Madame de la mer : Virginie Heriot

Bien avant Florence Arthaud, il y eut Virginie Hériot. Les deux femmes ont d’ailleurs, outre leur amour de la mer et des bateaux, beaucoup en commun : une enfance parisienne dans un milieu des plus privilégiés, une découverte de la navigation en Méditerranée, un palmarès en compétition hors du commun, une fin tragique et bien entendu un rapport singulier avec la Bretagne.

Virginie Hériot à la barre . Collection particulière.

Héritière des Grands magasins du Louvre – une enseigne parisienne aujourd’hui disparue mais qui était l’équivalent du Bon marché ou de l’empire fondé par la famille Decré à Nantes – Virginie Heriot naît le 25 juillet 1890 au Vésinet. Richissime, elle est toutefois marquée dans son enfance par deux drames : la mort de l’un de ses frères puis celle de son père, survenue alors qu’elle n’a pas dix ans. Sont-ce ces deux décès qui lui donnent ce goût de l’ailleurs qui se matérialisera par l’envie de courir les mers ? C’est en tout cas très tôt, à l’âge de 14 ans, qu’elle contracte le virus de la navigation, à l’occasion d’une croisière en Méditerranée effectuée à bord d’un luxueux vapeur, propriété de la famille. Elle n’a alors plus qu’un souhait, « devenir marine ».

C’est ce que Virginie Hériot parvient à faire brillamment dans les années 1920, en s’affirmant comme une véritable championne et en glanant même, en 1928, à bord d’Aile VI, la médaille d’or aux jeux olympiques d’Amsterdam. Femme du monde, Virginie Hériot devient alors une véritable vedette. Florence Arthaud était « la petite fiancée de l’Atlantique », Virginie Hériot est elle « Madame de la mer ». Or ces deux surnoms ne peuvent pas être déconnectés d’un certain nombre de stéréotypes de genres qui, à plus de 50 ans d’écart, résonnent étrangement.

Si la trajectoire de Virginie Hériot n’est bien évidemment pas représentative de l’évolution de la condition féminine dans son ensemble tant son milieu est spécifique, il est indéniable que sa coupe à la garçonne et ses victoires remportées au nez et à la barbe de prestigieux yachtmen ont pu apparaître comme éminemment transgressives du point des rapports de genre.  Bien que disposant d’importants moyens financiers et d’un carnet d’adresses sans équivalent ou presque – elle compte par exemple parmi les intimes du maréchal Pétain – il ne faut pas se méprendre sur ce que pouvait avoir de marginal un mode de vie tel que le sien. Que l’on songe pour s’en convaincre à ces clichés publiés en 1931 par L’Ouest-Eclair pour annoncer le départ de la croisière qu’elle effectue à partir de Marseille et à bord de sa goélette Ailée II avec Alain Gerbault, autre non-conformiste notoire.
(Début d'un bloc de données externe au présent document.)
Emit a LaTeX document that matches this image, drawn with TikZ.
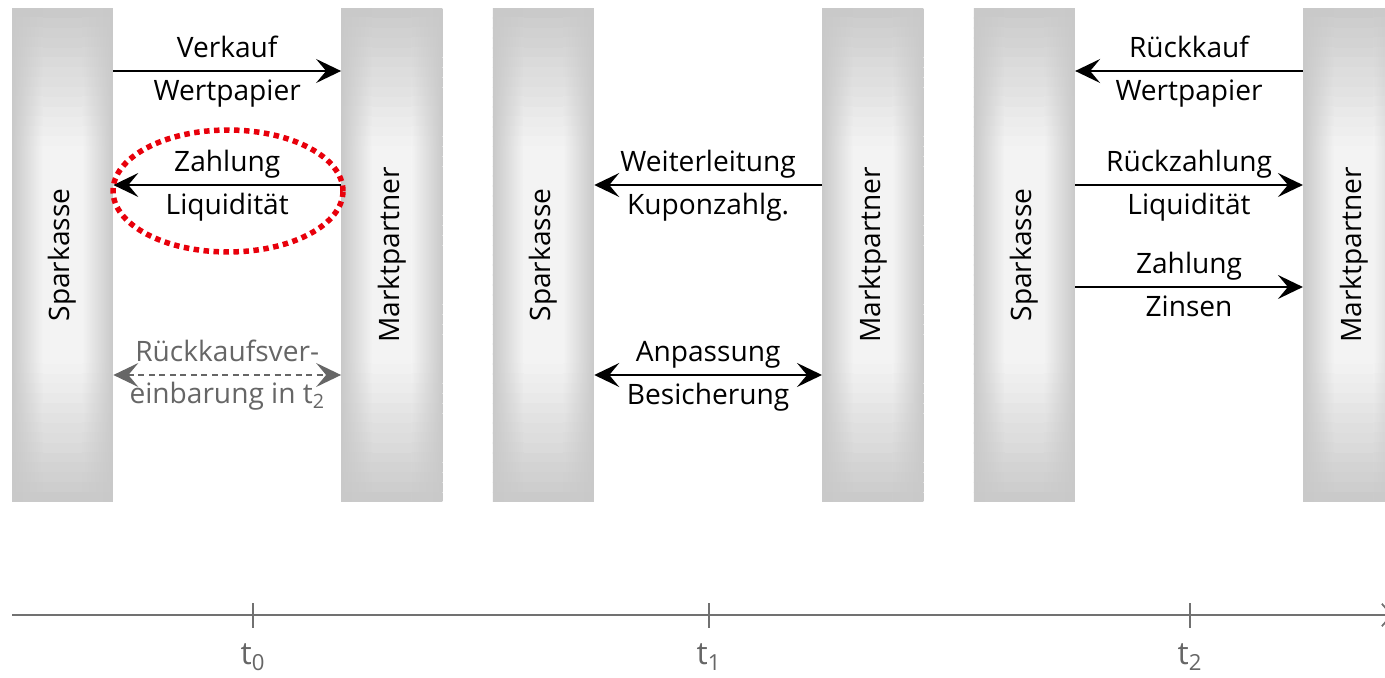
\documentclass[tikz,border=0pt]{standalone}
\usepackage{fontspec}
\setmainfont{Open Sans}
\usetikzlibrary{positioning, arrows.meta, shapes.geometric}
\definecolor{barGray}{HTML}{C9C9C9}
\definecolor{barLight}{HTML}{F3F3F3}
\definecolor{noteGray}{HTML}{666666}
\definecolor{axisGray}{HTML}{717171}
\definecolor{markRed}{HTML}{E8000B}
\tikzset{
    bar/.style={fill=barGray, minimum width=2.02cm, minimum height=9.88cm, inner sep=0mm,
        font=\fontsize{16}{19}\selectfont,
        path picture={
          \foreach \k in {0,...,49}{
            \pgfmathsetmacro\p{100*min(1,min(\k+0.5,49.5-\k)/14)}
            \colorlet{stripc}{barLight!\p!barGray}
            \shade[left color=barGray, right color=stripc]
              ([yshift={-\k*0.1976cm}]path picture bounding box.north west) rectangle
              ([shift={(0.62cm,{-(\k+1)*0.1976cm-0.01cm})}]path picture bounding box.north west);
            \fill[stripc]
              ([shift={(0.61cm,{-\k*0.1976cm})}]path picture bounding box.north west) rectangle
              ([shift={(-0.61cm,{-(\k+1)*0.1976cm-0.01cm})}]path picture bounding box.north east);
            \shade[left color=stripc, right color=barGray]
              ([shift={(-0.62cm,{-\k*0.1976cm})}]path picture bounding box.north east) rectangle
              ([yshift={-(\k+1)*0.1976cm-0.01cm}]path picture bounding box.north east);
          }}},
    lbl/.style={font=\fontsize{16}{19}\selectfont, text height=13pt, text depth=4pt, inner sep=3pt},
    flow/.style={-{Stealth[length=5mm, width=4.8mm, inset=2mm]}, line width=1.1pt},
    both/.style={{Stealth[length=5mm, width=4.8mm, inset=2mm]}-{Stealth[length=5mm, width=4.8mm, inset=2mm]}, line width=1.1pt},
    note/.style={{Stealth[length=5mm, width=4.8mm, inset=2mm]}-{Stealth[length=5mm, width=4.8mm, inset=2mm]}, noteGray, line width=0.8pt, dash pattern=on 1.2mm off 0.9mm},
    focus/.style={ellipse, draw=markRed, line width=1.1mm, dash pattern=on 1.1mm off 0.9mm, minimum width=4.6cm, minimum height=2.44cm},
    axis/.style={axisGray, line width=1pt, -{Straight Barb[length=2mm, width=4.5mm]}},
    tickmark/.style={axisGray, line width=1pt},
    tlbl/.style={font=\fontsize{18}{21}\selectfont, text=noteGray}
}

\begin{document}
\begin{tikzpicture}[x=0.02cm, y=-0.02cm, on grid]
  \useasboundingbox (0,0) rectangle (1385,678);

  % Balken
  \node[bar] (sk1) at (62.5,255) {\rotatebox{90}{Sparkasse}};
  \node[bar, right=6.59cm of sk1] (mp1) {\rotatebox{90}{Marktpartner}};
  \node[bar, right=3.03cm of mp1] (sk2) {\rotatebox{90}{Sparkasse}};
  \node[bar, right=6.59cm of sk2] (mp2) {\rotatebox{90}{Marktpartner}};
  \node[bar, right=3.03cm of mp2] (sk3) {\rotatebox{90}{Sparkasse}};
  \node[bar, right=6.59cm of sk3] (mp3) {\rotatebox{90}{Marktpartner}};

  \coordinate (rA) at (0,71);
  \coordinate (rB) at (0,185);
  \coordinate (rC) at (0,287);
  \coordinate (rD) at (0,375);

  % t0
  \draw[flow] (sk1.east |- rA) -- node[lbl, above] (verkauf) {Verkauf} node[lbl, below] (wp1) {Wertpapier} (mp1.west |- rA);
  \draw[flow] (mp1.west |- rB) -- node[lbl, above] (zahl1) {Zahlung} node[lbl, below] (liq1) {Liquidität} (sk1.east |- rB);
  \draw[note] (sk1.east |- rD) -- node[lbl, above, text=noteGray] (rkv) {Rückkaufsver-} node[lbl, below, text=noteGray] (einb) {einbarung in t\textsubscript{2}} (mp1.west |- rD);
  \node[focus] (mark) at (228,191) {};

  % t1
  \draw[flow] (mp2.west |- rB) -- node[lbl, above] (weiter) {Weiterleitung} node[lbl, below] (kupon) {Kuponzahlg.} (sk2.east |- rB);
  \draw[both] (sk2.east |- rD) -- node[lbl, above] (anp) {Anpassung} node[lbl, below] (bes) {Besicherung} (mp2.west |- rD);

  % t2
  \draw[flow] (mp3.west |- rA) -- node[lbl, above] (rueck) {Rückkauf} node[lbl, below] (wp3) {Wertpapier} (sk3.east |- rA);
  \draw[flow] (sk3.east |- rB) -- node[lbl, above] (rzahl) {Rückzahlung} node[lbl, below] (liq3) {Liquidität} (mp3.west |- rB);
  \draw[flow] (sk3.east |- rC) -- node[lbl, above] (zahl3) {Zahlung} node[lbl, below] (zins) {Zinsen} (mp3.west |- rC);

  % Zeitachse
  \coordinate (axL) at (12,615);
  \coordinate (axR) at (1393,615);
  \draw[axis] (axL) -- (axR);
  \node[tlbl] (t0) at (253,657) {t\textsubscript{0}};
  \node[tlbl] (t1) at (709,657) {t\textsubscript{1}};
  \node[tlbl] (t2) at (1190,657) {t\textsubscript{2}};
  \draw[tickmark] (t0 |- axL) ++(0,-12) -- ++(0,25);
  \draw[tickmark] (t1 |- axL) ++(0,-12) -- ++(0,25);
  \draw[tickmark] (t2 |- axL) ++(0,-12) -- ++(0,25);
\end{tikzpicture}
\end{document}
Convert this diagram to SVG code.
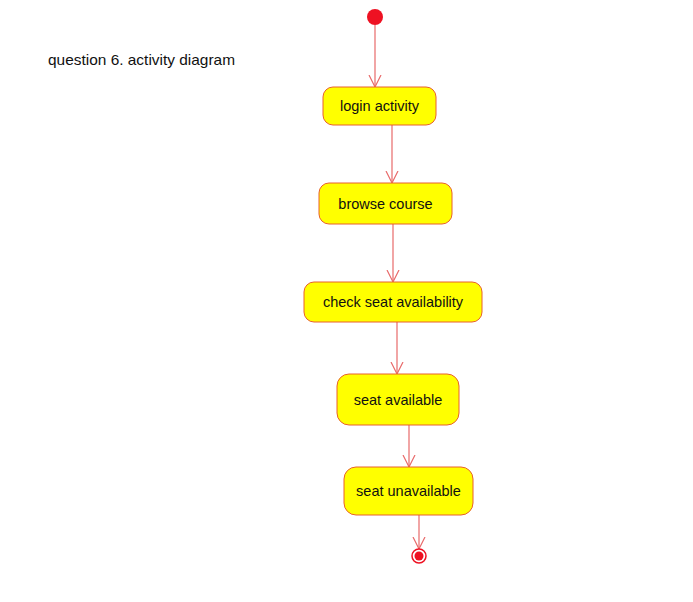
<svg xmlns="http://www.w3.org/2000/svg" width="693" height="602" viewBox="0 0 693 602">
<defs>
<style>
.box{fill:#ffff00;stroke:#e8602c;stroke-width:1}
.lbl{font-family:"Liberation Sans",Arial,sans-serif;font-size:14.5px;fill:#111;text-anchor:middle}
.edge{stroke:#e86a6a;stroke-width:1.2;fill:none}
</style>
<marker id="arr" viewBox="0 0 14 14" refX="12" refY="7" markerWidth="14" markerHeight="14" markerUnits="userSpaceOnUse" orient="auto">
<path d="M0,1 L12,7 L0,13" fill="none" stroke="#e86a6a" stroke-width="1.2"/>
</marker>
</defs>
<rect width="693" height="602" fill="#ffffff"/>
<text x="48" y="65" font-family="Liberation Sans,Arial,sans-serif" font-size="15" fill="#111" textLength="187" lengthAdjust="spacingAndGlyphs">question 6. activity diagram</text>
<g id="connectors">
<line class="edge" x1="375" y1="25" x2="375" y2="87" marker-end="url(#arr)"/>
<line class="edge" x1="392" y1="125" x2="392" y2="183" marker-end="url(#arr)"/>
<line class="edge" x1="393" y1="224" x2="393" y2="282" marker-end="url(#arr)"/>
<line class="edge" x1="397" y1="322" x2="397" y2="374" marker-end="url(#arr)"/>
<line class="edge" x1="409" y1="425" x2="409" y2="467" marker-end="url(#arr)"/>
<line class="edge" x1="419" y1="515" x2="419" y2="549" marker-end="url(#arr)"/>
</g>
<g id="start"><circle cx="375" cy="17" r="8" fill="#ee1122"/></g>
<g id="login"><rect class="box" x="323" y="87" width="113" height="38" rx="10"/><text class="lbl" x="379.5" y="111">login activity</text></g>
<g id="browse"><rect class="box" x="319" y="183" width="133" height="41" rx="10"/><text class="lbl" x="385.5" y="209">browse course</text></g>
<g id="check"><rect class="box" x="304" y="282" width="178" height="40" rx="10"/><text class="lbl" x="393" y="307">check seat availability</text></g>
<g id="available"><rect class="box" x="337" y="374" width="122" height="51" rx="12"/><text class="lbl" x="398" y="405">seat available</text></g>
<g id="unavailable"><rect class="box" x="344" y="467" width="129" height="48" rx="12"/><text class="lbl" x="408.5" y="496">seat unavailable</text></g>
<g id="end"><circle cx="419" cy="556" r="7" fill="#ffffff" stroke="#ee1122" stroke-width="1.5"/><circle cx="419" cy="556" r="4.5" fill="#ee1122"/></g>
</svg>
Construit par les prestigieux chantiers anglais Camper & Nicholson, ce navire est alors considéré comme « l’un des plus beau yachts » jamais construits. Son passage à Lorient, en octobre 1928, quelques mois seulement après sa mise à l’eau, ne laisse pas insensible L’Ouest-Eclair qui lui consacre d’ailleurs pour l’occasion un article ! Il en est de même lorsque la célèbre yachtwoman honore de sa présence la Société nautique de la baie de Saint-Malo. Pour autant, il n’en demeure pas moins qu’à ces notables exceptions, les liens qu’entretient Virginie Hériot avec la Bretagne sont pour le moins distendus. A l’exception du quotidien rennais, son nom n’est d’ailleurs que rarement évoqué par la presse bretonne.

Ailée II en régate en 1931. Collection particulière.

Pourtant, c’est en rade de Brest Virginie Hériot souhaite voir ses cendres dispersées après sa mort, ce qui pourtant ne peut avoir lieu alors qu’elle décède subitement à Arcachon le 28 août 1932. Pourquoi un tel choix alors que la Méditerranée est objectivement son plan d’eau de prédilection ? Parce que Virginie Hériot ne conçoit pas sa pratique du nautisme sans, d’une part, un important volet patriotique, puisque c’est bien le pavillon français qu’elle porte haut en mer, sans d’autre part une évidente dimension pédagogique. C’est ainsi notamment qu’elle devient une éminente bienfaitrice de la Marine nationale, et plus précisément encore de l’Ecole navale de Brest, en offrant sur ses deniers personnels une dizaine de monotypes pour que les élèves-officiers puissent s’entraîner. Une générosité que la Royale n’oubliera pas puisque c’est finalement en 1948 que le corps de Virginie Hériot est immergé au large de Brest. Mais c’est moins la championne que la bienfaitrice de l’Ecole, une institution qui renvoie à l’éducation des enfants, attribution féminine par excellence, qui est alors honorée.